> Working data
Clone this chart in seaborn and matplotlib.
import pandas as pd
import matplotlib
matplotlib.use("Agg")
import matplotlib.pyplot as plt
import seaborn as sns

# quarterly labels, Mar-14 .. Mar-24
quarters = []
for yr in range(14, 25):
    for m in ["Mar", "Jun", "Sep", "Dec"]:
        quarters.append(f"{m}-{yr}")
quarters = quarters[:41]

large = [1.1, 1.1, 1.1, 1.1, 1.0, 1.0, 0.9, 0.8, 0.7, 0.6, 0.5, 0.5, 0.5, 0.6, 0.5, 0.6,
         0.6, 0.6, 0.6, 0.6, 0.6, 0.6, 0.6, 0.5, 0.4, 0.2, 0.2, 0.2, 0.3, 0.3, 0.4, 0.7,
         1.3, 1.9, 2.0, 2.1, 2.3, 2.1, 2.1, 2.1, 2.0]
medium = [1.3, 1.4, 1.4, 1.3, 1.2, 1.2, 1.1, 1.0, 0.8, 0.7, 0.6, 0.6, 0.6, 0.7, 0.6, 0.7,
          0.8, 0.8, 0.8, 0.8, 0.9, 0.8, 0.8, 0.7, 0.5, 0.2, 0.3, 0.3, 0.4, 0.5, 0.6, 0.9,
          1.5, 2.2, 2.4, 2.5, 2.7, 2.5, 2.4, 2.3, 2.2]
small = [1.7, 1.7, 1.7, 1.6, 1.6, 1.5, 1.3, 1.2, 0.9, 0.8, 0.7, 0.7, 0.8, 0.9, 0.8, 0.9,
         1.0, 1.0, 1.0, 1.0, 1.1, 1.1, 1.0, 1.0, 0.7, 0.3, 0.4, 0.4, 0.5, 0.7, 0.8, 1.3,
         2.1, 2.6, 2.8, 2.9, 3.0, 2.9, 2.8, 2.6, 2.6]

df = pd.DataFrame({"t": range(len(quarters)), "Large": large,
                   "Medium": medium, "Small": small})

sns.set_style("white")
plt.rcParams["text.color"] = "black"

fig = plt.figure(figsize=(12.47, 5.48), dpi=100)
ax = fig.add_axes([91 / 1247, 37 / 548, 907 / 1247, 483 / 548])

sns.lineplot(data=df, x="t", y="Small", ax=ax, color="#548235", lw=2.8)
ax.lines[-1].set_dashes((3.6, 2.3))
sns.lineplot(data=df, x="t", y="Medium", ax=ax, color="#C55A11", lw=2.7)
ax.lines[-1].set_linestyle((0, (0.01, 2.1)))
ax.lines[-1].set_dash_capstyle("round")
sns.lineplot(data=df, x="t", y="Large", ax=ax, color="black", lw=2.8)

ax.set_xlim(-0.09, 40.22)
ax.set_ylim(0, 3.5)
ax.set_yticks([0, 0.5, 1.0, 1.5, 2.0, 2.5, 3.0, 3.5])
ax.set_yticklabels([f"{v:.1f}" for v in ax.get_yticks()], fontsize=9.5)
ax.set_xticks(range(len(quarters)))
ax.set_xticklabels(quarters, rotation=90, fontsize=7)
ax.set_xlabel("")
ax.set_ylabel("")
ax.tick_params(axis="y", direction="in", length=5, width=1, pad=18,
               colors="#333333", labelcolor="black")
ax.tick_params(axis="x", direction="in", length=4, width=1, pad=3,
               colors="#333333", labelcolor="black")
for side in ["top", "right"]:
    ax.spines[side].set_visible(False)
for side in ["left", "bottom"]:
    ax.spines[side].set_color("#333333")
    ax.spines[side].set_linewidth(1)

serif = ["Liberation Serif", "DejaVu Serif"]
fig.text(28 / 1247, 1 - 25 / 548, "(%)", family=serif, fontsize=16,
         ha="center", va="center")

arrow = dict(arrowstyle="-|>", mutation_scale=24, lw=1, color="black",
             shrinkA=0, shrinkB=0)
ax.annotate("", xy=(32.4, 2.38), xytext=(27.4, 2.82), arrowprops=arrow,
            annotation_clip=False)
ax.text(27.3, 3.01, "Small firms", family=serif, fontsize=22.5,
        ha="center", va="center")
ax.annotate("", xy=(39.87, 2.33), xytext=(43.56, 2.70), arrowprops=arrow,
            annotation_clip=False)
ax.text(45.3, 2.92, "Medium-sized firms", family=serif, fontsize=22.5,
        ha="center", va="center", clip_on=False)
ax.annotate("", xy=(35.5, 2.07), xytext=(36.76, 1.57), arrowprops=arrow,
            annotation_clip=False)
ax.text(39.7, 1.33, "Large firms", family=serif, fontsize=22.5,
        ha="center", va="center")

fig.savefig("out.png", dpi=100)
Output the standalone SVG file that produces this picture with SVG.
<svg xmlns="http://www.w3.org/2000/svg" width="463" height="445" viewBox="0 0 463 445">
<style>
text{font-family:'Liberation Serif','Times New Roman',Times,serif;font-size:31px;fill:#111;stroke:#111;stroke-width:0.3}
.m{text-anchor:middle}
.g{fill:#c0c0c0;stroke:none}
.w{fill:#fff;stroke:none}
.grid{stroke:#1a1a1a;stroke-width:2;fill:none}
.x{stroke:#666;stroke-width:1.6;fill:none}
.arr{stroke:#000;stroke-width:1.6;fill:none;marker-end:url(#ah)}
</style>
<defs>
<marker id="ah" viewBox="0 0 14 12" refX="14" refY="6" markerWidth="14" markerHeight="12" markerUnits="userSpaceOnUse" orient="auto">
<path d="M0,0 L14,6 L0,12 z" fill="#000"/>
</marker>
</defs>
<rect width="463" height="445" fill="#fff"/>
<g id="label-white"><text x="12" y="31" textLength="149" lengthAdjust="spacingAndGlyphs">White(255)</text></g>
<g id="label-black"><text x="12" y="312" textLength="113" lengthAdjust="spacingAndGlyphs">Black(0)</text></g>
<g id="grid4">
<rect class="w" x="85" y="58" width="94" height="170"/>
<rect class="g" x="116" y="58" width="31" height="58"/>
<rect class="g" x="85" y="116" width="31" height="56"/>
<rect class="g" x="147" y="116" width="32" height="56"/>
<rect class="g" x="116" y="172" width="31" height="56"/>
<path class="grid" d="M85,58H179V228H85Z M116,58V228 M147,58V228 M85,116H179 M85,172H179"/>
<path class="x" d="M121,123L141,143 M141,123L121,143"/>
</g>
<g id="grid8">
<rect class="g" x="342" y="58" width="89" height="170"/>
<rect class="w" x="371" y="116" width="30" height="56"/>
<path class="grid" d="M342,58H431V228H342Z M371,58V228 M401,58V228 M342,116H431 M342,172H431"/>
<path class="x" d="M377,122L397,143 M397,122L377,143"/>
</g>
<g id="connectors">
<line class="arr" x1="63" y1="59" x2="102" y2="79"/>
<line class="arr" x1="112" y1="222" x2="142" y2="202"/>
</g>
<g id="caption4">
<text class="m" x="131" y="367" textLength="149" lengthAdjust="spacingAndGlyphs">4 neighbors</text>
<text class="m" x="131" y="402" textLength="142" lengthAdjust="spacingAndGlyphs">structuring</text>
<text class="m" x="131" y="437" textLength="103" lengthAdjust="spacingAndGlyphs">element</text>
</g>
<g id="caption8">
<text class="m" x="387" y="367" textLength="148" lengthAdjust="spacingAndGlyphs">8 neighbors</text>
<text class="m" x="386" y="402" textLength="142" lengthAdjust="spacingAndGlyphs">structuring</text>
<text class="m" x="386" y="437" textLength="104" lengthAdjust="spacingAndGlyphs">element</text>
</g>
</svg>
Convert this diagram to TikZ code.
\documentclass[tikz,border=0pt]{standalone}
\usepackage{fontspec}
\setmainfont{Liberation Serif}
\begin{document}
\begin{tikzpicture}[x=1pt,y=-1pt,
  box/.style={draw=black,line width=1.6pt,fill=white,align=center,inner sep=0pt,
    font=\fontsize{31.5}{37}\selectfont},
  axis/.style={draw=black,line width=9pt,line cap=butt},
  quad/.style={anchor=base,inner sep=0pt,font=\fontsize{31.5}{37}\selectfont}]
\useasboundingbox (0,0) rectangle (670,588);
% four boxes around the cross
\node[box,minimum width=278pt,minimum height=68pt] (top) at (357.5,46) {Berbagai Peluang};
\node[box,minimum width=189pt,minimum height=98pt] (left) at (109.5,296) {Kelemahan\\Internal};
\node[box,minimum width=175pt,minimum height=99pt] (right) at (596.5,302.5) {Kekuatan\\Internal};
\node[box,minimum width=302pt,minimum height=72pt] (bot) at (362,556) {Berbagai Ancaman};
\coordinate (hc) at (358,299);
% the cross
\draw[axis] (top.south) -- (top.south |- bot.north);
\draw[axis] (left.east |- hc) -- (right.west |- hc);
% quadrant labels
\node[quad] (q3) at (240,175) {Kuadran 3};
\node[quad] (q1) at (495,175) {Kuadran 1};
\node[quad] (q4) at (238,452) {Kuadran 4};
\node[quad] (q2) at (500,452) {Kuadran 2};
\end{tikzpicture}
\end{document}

---

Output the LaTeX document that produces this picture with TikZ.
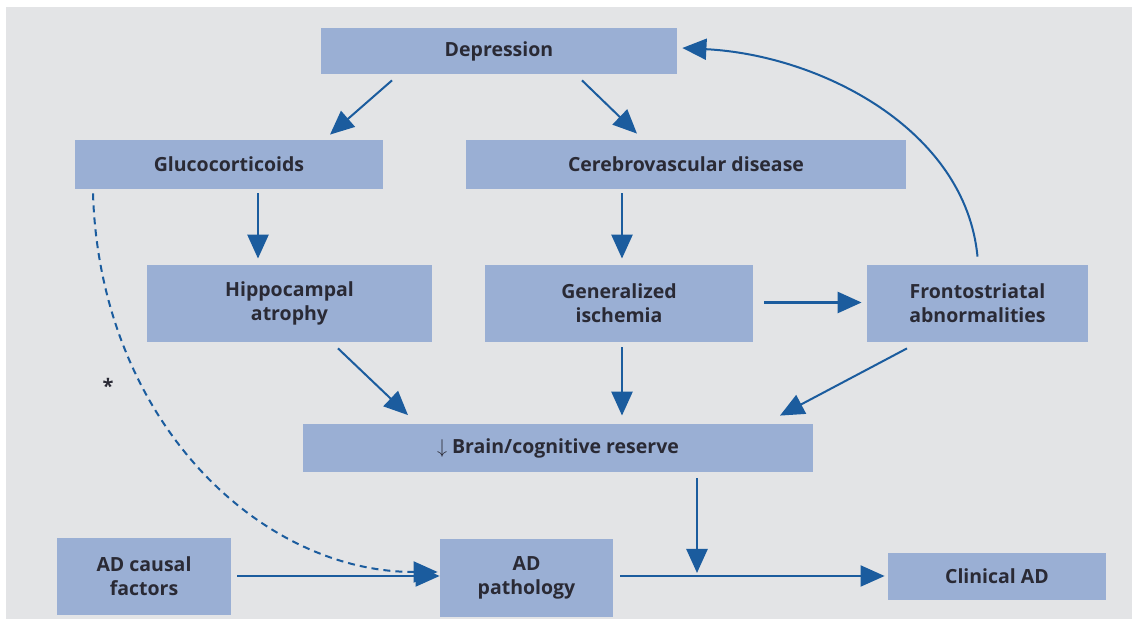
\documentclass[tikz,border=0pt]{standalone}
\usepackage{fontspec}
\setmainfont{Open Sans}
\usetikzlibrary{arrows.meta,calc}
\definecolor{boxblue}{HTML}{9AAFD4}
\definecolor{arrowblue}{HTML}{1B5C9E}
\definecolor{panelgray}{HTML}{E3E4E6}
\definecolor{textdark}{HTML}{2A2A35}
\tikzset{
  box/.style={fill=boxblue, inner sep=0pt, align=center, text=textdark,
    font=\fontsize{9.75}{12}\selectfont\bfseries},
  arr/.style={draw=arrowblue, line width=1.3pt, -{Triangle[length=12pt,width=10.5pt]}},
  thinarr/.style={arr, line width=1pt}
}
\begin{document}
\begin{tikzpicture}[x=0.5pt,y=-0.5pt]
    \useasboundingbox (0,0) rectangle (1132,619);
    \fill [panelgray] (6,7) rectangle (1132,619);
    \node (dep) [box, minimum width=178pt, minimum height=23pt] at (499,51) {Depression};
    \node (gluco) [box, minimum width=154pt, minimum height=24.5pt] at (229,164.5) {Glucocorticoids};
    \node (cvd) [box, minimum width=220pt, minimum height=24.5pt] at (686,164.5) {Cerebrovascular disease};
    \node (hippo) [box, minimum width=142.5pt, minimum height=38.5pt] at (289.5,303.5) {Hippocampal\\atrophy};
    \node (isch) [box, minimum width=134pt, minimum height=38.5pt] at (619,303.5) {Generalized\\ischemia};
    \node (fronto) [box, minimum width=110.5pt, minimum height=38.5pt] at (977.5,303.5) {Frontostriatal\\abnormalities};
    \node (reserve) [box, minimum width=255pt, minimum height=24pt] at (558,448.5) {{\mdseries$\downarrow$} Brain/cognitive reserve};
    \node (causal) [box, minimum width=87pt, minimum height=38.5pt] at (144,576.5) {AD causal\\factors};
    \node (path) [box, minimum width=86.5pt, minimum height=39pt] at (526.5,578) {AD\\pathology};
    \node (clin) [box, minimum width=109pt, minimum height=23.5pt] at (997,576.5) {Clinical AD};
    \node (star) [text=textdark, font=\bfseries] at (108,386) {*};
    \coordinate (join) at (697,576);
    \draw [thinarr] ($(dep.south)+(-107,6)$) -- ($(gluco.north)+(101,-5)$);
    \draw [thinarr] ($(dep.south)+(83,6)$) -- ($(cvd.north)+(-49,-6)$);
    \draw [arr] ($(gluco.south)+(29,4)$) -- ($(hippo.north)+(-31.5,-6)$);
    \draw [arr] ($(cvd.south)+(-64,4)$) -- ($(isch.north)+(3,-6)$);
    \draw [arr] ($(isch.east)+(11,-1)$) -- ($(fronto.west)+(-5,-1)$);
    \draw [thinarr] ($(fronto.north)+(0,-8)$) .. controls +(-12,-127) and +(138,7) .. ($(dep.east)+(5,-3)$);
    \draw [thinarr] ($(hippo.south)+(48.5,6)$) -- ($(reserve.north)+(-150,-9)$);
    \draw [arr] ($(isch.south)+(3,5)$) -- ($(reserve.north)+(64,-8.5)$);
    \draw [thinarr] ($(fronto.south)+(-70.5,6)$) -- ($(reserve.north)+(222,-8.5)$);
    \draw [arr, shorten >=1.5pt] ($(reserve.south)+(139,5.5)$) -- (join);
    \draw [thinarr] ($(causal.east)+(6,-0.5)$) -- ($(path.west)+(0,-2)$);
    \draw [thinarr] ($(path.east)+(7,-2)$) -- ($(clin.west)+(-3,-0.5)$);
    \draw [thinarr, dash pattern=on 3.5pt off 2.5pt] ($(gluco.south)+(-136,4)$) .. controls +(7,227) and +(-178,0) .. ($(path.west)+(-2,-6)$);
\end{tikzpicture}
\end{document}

* * *

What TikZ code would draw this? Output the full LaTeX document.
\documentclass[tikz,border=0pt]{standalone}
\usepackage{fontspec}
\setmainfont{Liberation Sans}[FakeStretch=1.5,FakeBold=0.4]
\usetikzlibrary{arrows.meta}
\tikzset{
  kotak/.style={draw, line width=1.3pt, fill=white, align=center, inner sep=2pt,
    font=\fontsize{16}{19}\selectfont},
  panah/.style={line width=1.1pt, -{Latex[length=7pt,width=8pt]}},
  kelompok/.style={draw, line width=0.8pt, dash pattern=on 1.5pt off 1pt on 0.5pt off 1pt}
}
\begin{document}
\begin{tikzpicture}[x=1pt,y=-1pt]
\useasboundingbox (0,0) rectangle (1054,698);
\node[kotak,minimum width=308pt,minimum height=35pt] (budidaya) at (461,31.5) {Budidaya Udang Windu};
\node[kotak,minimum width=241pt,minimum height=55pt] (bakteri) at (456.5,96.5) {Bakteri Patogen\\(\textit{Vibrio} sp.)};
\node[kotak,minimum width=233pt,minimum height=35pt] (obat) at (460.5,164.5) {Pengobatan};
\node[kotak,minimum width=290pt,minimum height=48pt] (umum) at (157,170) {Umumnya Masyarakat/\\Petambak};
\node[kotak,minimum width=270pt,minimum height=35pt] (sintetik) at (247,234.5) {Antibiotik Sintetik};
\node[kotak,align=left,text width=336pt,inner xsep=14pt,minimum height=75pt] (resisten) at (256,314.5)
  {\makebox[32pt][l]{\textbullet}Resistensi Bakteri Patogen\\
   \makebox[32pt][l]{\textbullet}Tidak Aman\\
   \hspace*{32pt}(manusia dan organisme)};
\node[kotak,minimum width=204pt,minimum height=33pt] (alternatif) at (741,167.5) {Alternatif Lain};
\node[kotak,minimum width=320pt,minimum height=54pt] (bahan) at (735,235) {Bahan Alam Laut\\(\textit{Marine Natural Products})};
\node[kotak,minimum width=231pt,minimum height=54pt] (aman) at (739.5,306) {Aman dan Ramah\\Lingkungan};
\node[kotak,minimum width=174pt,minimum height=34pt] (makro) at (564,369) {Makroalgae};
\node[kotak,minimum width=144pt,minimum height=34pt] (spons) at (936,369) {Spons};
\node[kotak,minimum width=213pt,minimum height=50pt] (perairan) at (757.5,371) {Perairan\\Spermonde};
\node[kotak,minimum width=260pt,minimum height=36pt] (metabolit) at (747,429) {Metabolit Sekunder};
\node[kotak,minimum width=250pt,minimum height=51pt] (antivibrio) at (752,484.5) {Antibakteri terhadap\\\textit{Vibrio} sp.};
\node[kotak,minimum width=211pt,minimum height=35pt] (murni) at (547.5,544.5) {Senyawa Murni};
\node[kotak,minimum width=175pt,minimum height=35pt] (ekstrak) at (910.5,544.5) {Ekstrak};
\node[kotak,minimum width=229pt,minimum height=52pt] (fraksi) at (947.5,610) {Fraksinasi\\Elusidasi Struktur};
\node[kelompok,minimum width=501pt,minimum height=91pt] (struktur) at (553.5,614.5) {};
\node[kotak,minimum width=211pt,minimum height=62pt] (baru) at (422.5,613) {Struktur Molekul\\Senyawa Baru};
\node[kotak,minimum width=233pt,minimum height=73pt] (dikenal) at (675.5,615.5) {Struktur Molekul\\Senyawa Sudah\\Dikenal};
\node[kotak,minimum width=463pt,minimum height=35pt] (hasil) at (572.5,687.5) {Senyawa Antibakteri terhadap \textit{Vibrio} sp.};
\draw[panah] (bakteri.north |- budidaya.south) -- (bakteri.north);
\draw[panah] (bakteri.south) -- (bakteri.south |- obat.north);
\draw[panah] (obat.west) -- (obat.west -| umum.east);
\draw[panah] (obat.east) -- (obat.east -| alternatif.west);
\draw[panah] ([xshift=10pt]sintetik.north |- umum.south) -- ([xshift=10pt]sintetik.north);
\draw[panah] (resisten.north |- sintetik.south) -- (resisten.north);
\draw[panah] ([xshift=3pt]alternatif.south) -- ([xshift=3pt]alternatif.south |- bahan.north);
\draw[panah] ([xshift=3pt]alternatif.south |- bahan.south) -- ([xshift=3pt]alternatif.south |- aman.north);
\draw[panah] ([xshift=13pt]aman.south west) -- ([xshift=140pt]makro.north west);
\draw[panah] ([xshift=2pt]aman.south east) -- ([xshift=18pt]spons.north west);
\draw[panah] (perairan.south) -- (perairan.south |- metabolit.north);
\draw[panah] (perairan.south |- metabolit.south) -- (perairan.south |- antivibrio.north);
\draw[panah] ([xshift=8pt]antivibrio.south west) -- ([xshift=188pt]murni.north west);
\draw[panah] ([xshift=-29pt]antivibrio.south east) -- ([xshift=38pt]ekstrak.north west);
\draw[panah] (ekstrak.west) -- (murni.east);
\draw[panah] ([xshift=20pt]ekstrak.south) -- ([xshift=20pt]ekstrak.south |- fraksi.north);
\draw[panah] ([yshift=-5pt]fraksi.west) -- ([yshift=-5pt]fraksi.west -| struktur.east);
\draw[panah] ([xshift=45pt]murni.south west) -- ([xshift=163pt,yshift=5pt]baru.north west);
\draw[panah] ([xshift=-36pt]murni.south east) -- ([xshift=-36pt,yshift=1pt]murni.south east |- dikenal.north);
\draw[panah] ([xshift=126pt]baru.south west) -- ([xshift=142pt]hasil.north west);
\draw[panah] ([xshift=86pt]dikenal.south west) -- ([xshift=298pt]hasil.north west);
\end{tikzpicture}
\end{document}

> Set problem
In the records above, find each line that holds the word "matplotlib"; copy all such lines.

> Output below
Clone this chart in seaborn and matplotlib.
import matplotlib
matplotlib.use("Agg")
import matplotlib.pyplot as plt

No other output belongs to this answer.